> _Exercise task_: Retype the opening lines of the data exactly, stopping after the line that contains "r = np.arange(91) / 30.0". Skip every picture.

> _Records for the exercise_:

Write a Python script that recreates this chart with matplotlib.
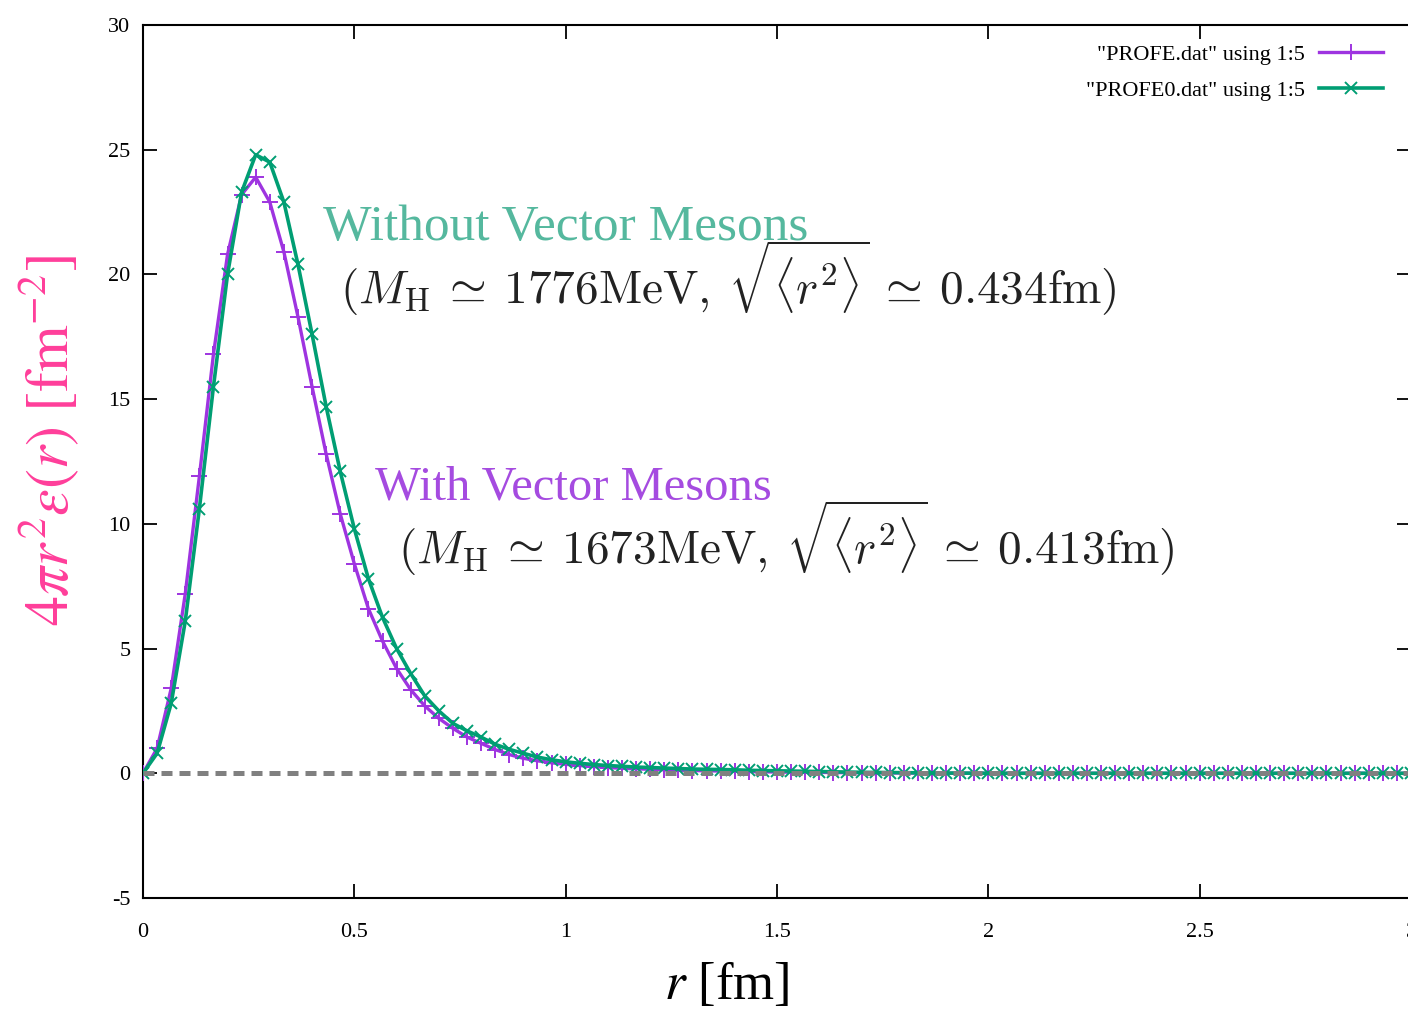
import numpy as np
import matplotlib
matplotlib.use("Agg")
import matplotlib.pyplot as plt

# radial grid of the data files (fm)
r = np.arange(91) / 30.0

# 4 pi r^2 eps(r), column 5 of PROFE.dat (with vector mesons)
with_vm = [0.0, 1.0, 3.4, 7.2, 11.9, 16.8, 20.8, 23.2, 23.9, 22.9,
           20.9, 18.3, 15.5, 12.8, 10.4, 8.4, 6.6, 5.3, 4.2, 3.35,
           2.7, 2.2, 1.8, 1.45, 1.2, 0.95, 0.75, 0.6, 0.5, 0.42,
           0.36, 0.31, 0.27, 0.23, 0.2, 0.18, 0.16, 0.14, 0.12, 0.11,
           0.1, 0.09, 0.08, 0.07, 0.06, 0.05, 0.045, 0.04, 0.035, 0.03,
           0.025, 0.02, 0.016, 0.013, 0.01, 0.008, 0.006, 0.004, 0.002, 0.001,
           0.0, 0.0, 0.0, 0.0, 0.0, 0.0, 0.0, 0.0, 0.0, 0.0,
           0.0, 0.0, 0.0, 0.0, 0.0, 0.0, 0.0, 0.0, 0.0, 0.0,
           0.0, 0.0, 0.0, 0.0, 0.0, 0.0, 0.0, 0.0, 0.0, 0.0,
           0.0]

# column 5 of PROFE0.dat (without vector mesons)
without_vm = [0.0, 0.8, 2.8, 6.1, 10.6, 15.5, 20.0, 23.3, 24.8, 24.5,
              22.9, 20.4, 17.6, 14.7, 12.1, 9.8, 7.8, 6.25, 5.0, 4.0,
              3.1, 2.5, 2.0, 1.7, 1.45, 1.16, 0.96, 0.8, 0.65, 0.54,
              0.46, 0.4, 0.35, 0.31, 0.28, 0.25, 0.23, 0.21, 0.19, 0.17,
              0.16, 0.15, 0.14, 0.12, 0.11, 0.1, 0.09, 0.08, 0.07, 0.06,
              0.05, 0.04, 0.035, 0.03, 0.025, 0.02, 0.015, 0.01, 0.008, 0.005,
              0.0, 0.0, 0.0, 0.0, 0.0, 0.0, 0.0, 0.0, 0.0, 0.0,
              0.0, 0.0, 0.0, 0.0, 0.0, 0.0, 0.0, 0.0, 0.0, 0.0,
              0.0, 0.0, 0.0, 0.0, 0.0, 0.0, 0.0, 0.0, 0.0, 0.0,
              0.0]

xticks = [0, 0.5, 1, 1.5, 2, 2.5, 3]
yticks = [-5, 0, 5, 10, 15, 20, 25, 30]

purple = "#9E34E0"
green = "#009E73"

W, H = 1408, 1011
plt.rcParams["font.family"] = ["Liberation Serif", "DejaVu Serif"]

fig = plt.figure(figsize=(W / 100, H / 100), dpi=100)
ax = fig.add_axes([143 / W, 1 - 898 / H, (1411 - 143) / W, (898 - 25) / H])

ax.plot(r, with_vm, color=purple, lw=2.4, marker="+", ms=11, mew=1.4,
        label='"PROFE.dat" using 1:5', zorder=3)
ax.plot(r, without_vm, color=green, lw=2.6, marker="x", ms=8, mew=1.4,
        label='"PROFE0.dat" using 1:5', zorder=3)
ax.plot([0, 3], [0, 0], color="#808080", lw=3.6, dashes=(2.2, 1.4), zorder=4)

ax.set_xlim(0, 3)
ax.set_ylim(-5, 30)
ax.set_xticks(xticks)
ax.set_xticklabels(["0", "0.5", "1", "1.5", "2", "2.5", "3"])
ax.set_yticks(yticks)
ax.set_yticklabels([str(v) for v in yticks])
ax.tick_params(direction="in", length=10, width=1.3, labelsize=16,
               top=True, right=True)
ax.tick_params(axis="x", pad=18)
ax.tick_params(axis="y", pad=9)
for s in ax.spines.values():
    s.set_linewidth(1.5)

leg = ax.legend(loc="upper right", bbox_to_anchor=(1383 / W, 1 - 44 / H),
                bbox_transform=fig.transFigure, frameon=False, markerfirst=False,
                fontsize=16, handlelength=2.9, handletextpad=0.6,
                labelspacing=0.72, borderpad=0, borderaxespad=0)

# axis labels
fig.text(727 / W, 1 - 985 / H, r"$r$ [fm]", fontsize=38, ha="center", va="center",
         math_fontfamily="stix")
fig.text(48 / W, 1 - 441 / H, r"$4\pi r^2\varepsilon(r)\ [\mathrm{fm}^{\mathrm{-2}}]$",
         fontsize=43, rotation=90, ha="center", va="center", color="#FF3E9A",
         math_fontfamily="stix")

# annotations
rms = r"\sqrt{\langle r^2\rangle}"
fig.text(323 / W, 1 - 240 / H, "Without Vector Mesons", fontsize=37,
         color="#55B89E", ha="left", va="baseline")
fig.text(340 / W, 1 - 304 / H,
         r"$(M_{\rm H}\:\simeq\:1776{\rm MeV},\:" + rms + r"\:\simeq\:0.434{\rm fm})$",
         fontsize=34, color="#222222", ha="left", va="baseline", math_fontfamily="cm")
fig.text(375 / W, 1 - 500 / H, "With Vector Mesons", fontsize=35,
         color="#A54BE0", ha="left", va="baseline")
fig.text(398 / W, 1 - 564 / H,
         r"$(M_{\rm H}\:\simeq\:1673{\rm MeV},\:" + rms + r"\:\simeq\:0.413{\rm fm})$",
         fontsize=34, color="#222222", ha="left", va="baseline", math_fontfamily="cm")

fig.savefig("out.png", dpi=100)
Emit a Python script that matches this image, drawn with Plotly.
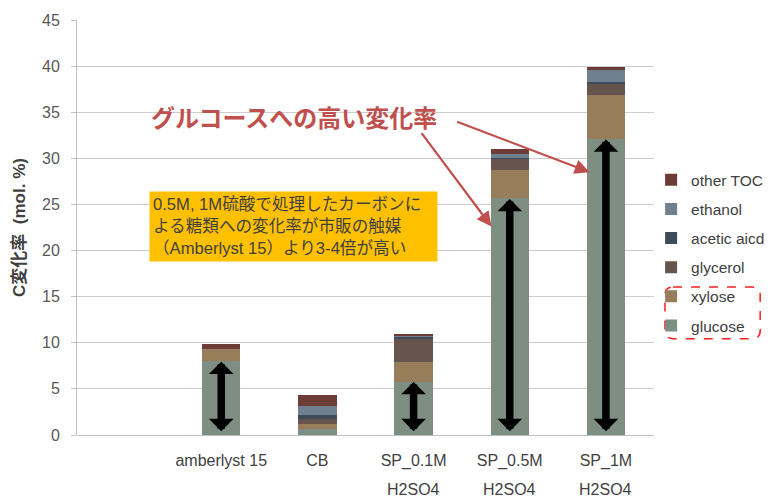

> _Response to this task_:
Write a Python script that recreates this chart with matplotlib.
import numpy as np
import matplotlib
matplotlib.use("Agg")
import matplotlib.pyplot as plt

# radial grid of the data files (fm)
r = np.arange(91) / 30.0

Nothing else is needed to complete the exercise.